Sandie's story was first published on the Brain & Spine Foundation website in 2011.
All about me
I live in Norfolk with Arf, my Hubby and my little girlie cat called Lucy.
Around 1995 – when we were on holiday in Yorkshire actually – I began to have spells of abject tiredness; balance problems and numbness in my legs.
My shoes would not keep hold of my feet! Embarrassing and upsetting because I appeared drunk and disorderly! The heat from having a bath affected me too; I thought it was the menopause looming so went to my GP and he agreed that it was indeed my entry into "my twilight years", together with panic attacks caused by anxiety. Oh my goodness - how I would come to resent that word!
(Many years ago I had a very painful divorce and suffered extreme anxiety; I was put on Valium and for 30 years subjected my body to daily cocktails of these pills. Luckily I managed to wean myself off these drugs in 2007 and have been free from them ever since.)
As the symptoms were sporadic and short-lived, I didn’t put that much importance on them. I managed to continue to work part-time in Retail and thought this was just the way it was.
Something going on in the back of my head
However! Around Christmas 1997, I was actually using a walking stick for balance. Don’t ask me why I suffered this because I honestly don't know – I think it was the continued diagnosis of anxiety and being told to "go away and enjoy myself"!
I trundled once again to my GP, where I couldn't even stand with my eyes shut without falling over. He was appalled that I had left it so long!
So I was referred to hospital to see a neurologist and after giving my medical history and going through some balance tests, he said ( and I remember this like yesterday), "I think you have something going on in the back of your head”. This was when thoughts of MS were mentioned.
Then followed a barrage of tests including a lumbar puncture, evoked potential and finally an MRI scan on my brain.
A tumour the size of a satsuma
I had a tumour the size of a satsuma sitting on the meninges at the back of my brain – scared didn’t even come near the feelings I had! In fact, I think I went into "this isn’t really happening to me" mode as I asked the Neurologist if I would have to go into hospital!
The hospital became my second home. My first sight of people with staples in their heads filled me with horror - would this be me?
After having an angiogram where they did a “map” of the arteries in my brain, they sat me and my husband Arf down and explained the risk of my bleeding on the operation table, as a large artery was feeding the tumour.
Now here comes the Sci-fi bit – they actually "super-glued" across this artery by going up into my brain via my groin – whilst I was awake! (This is known as embolisation).
I wasn’t overly frightened because I was on a massive dose of steroids to try and shrink the tumour and anyone who has been given steroids will know they make you feel almost invincible and always starving! My one thought was, though, "what happens when the glue wears off?" Obviously I was still in the land of "not me"!
They actually "purloined" a chap from Oxford to come and do this for me – how amazing was that?

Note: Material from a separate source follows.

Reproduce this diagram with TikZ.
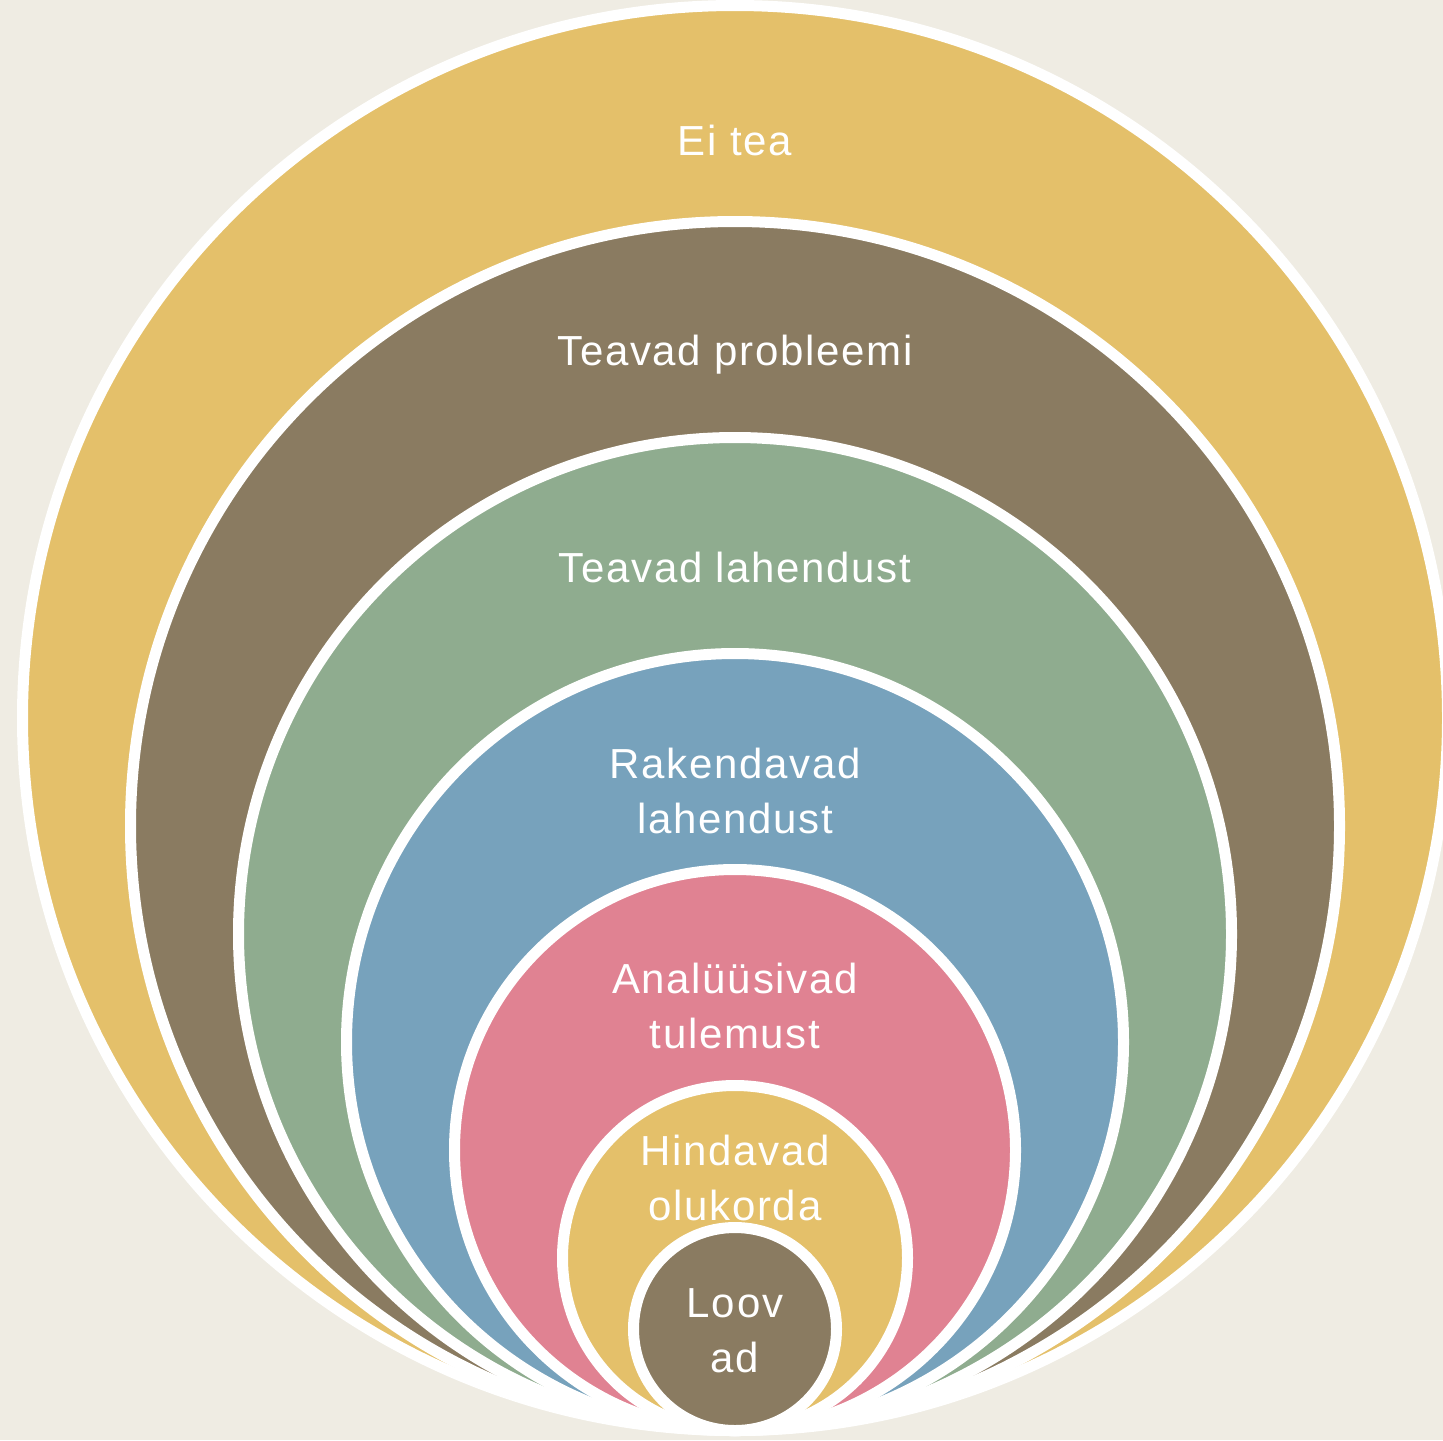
\documentclass[tikz,border=0pt]{standalone}
\usepackage{fontspec}
\setmainfont[LetterSpace=4]{Liberation Sans}
\usetikzlibrary{positioning}
\definecolor{bgcol}{HTML}{EFECE3}
\definecolor{gold}{HTML}{E4C06A}
\definecolor{umber}{HTML}{8A7B61}
\definecolor{sage}{HTML}{8FAC8F}
\definecolor{steel}{HTML}{77A2BC}
\definecolor{rose}{HTML}{E08292}

\begin{document}
\begin{tikzpicture}[x=0.5pt,y=-0.5pt,
    ring/.style={circle,draw=white,line width=5.5pt,inner sep=0pt,outer sep=0pt},
    lbl/.style={white,align=center,font=\fontsize{21}{27.5}\selectfont}]
    \useasboundingbox (0,0) rectangle (1443,1440);
    \fill[bgcol] (0,0) rectangle (1443,1440);

    % nested rings, all touching at the bottom
    \foreach \i/\r/\c in {1/718/gold,2/610/umber,3/502/sage,4/394/steel,5/286/rose,6/178/gold,7/107/umber}
        \node[ring,fill=\c,minimum size=\r pt-5.5pt] (ring\i) at (735,1436-\r) {};

    \node[lbl] (eitea) at (735,140) {Ei tea};
    \node[lbl] (probleem) at (735,354.5) {Teavad probleemi};
    \node[lbl] (lahendus) at (735,567) {Teavad lahendust};
    \node[lbl] (rakendus) at (735,790.5) {Rakendavad\\lahendust};
    \node[lbl] (analyys) at (735,1005.5) {Analüüsivad\\tulemust};
    \node[lbl] (hindamine) at (735,1177.5) {Hindavad\\olukorda};
    \node[lbl] (loovus) at (735,1330.5) {Loov\\ad};
\end{tikzpicture}
\end{document}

And...
It worked – the tumour began to shrink.
The actual operation took place on July 8th 1998 after weeks of waiting for an Intensive Care bed for when I came round from the Op. In fact, it all went sooooo well! After over 6 hours on the operation table, the tumour was out and it was BENIGN!
Recovering from the op
I didn’t need the bed and just stayed one night in "High Dependency". After a week in hospital, I was allowed home. And then the real hard work began.
My brain obviously swelled and I couldn’t see for a week or so; this was followed by months of learning to walk properly again and also dealing with short-term memory problems; small steps which took approximately 2 years. I was elated at how well and confident I was!
Diagnosed with MS
Then I began to have balance problems once again and had an MRI scan which proved negative so – wait for this – once again, anxiety was mentioned! But I was adamant something was wrong and after almost a year an MRI scan showed I had MS.
It was a cruel blow to my brain and also my soul! I became depressed because I couldn’t fight this; there was no cure; this was progressive. I thought my life was over and looked forward to days sitting in a wheelchair covered with a blanket. Then a wonderful Neuro Nurse called Wendy persuaded me to fight once again. "Use it or lose it," she said.
The challenge was back on!
It’s now been over 10 years since my diagnosis and although I am now 60+, I manage the MS well. I have a Personal Budget for Care and also for Health – I am on a small pilot scheme here in Norfolk called Personalisation, an initiative aiming for social care service users to have control over how money allocated to their care is spent.
Personalisation – the buzz word of the moment – has changed how I see myself. I chose my 2 Personal Assistants as well as how I spend the rest of my Care and Health budgets and I’ve taken part in 3 DVDs promoting Personalisation. You can find out more about Personalised Care here.
My husband Arf has been simply wonderful - everyone should have an Arf; he walks beside me, not behind nor in front but beside me. He allows me to be the best I can be.
My brain is toe-scrunchingly amazing! I respect it and nurture it. It is adaptable and can be self-healing; I am Sandie. I am unique!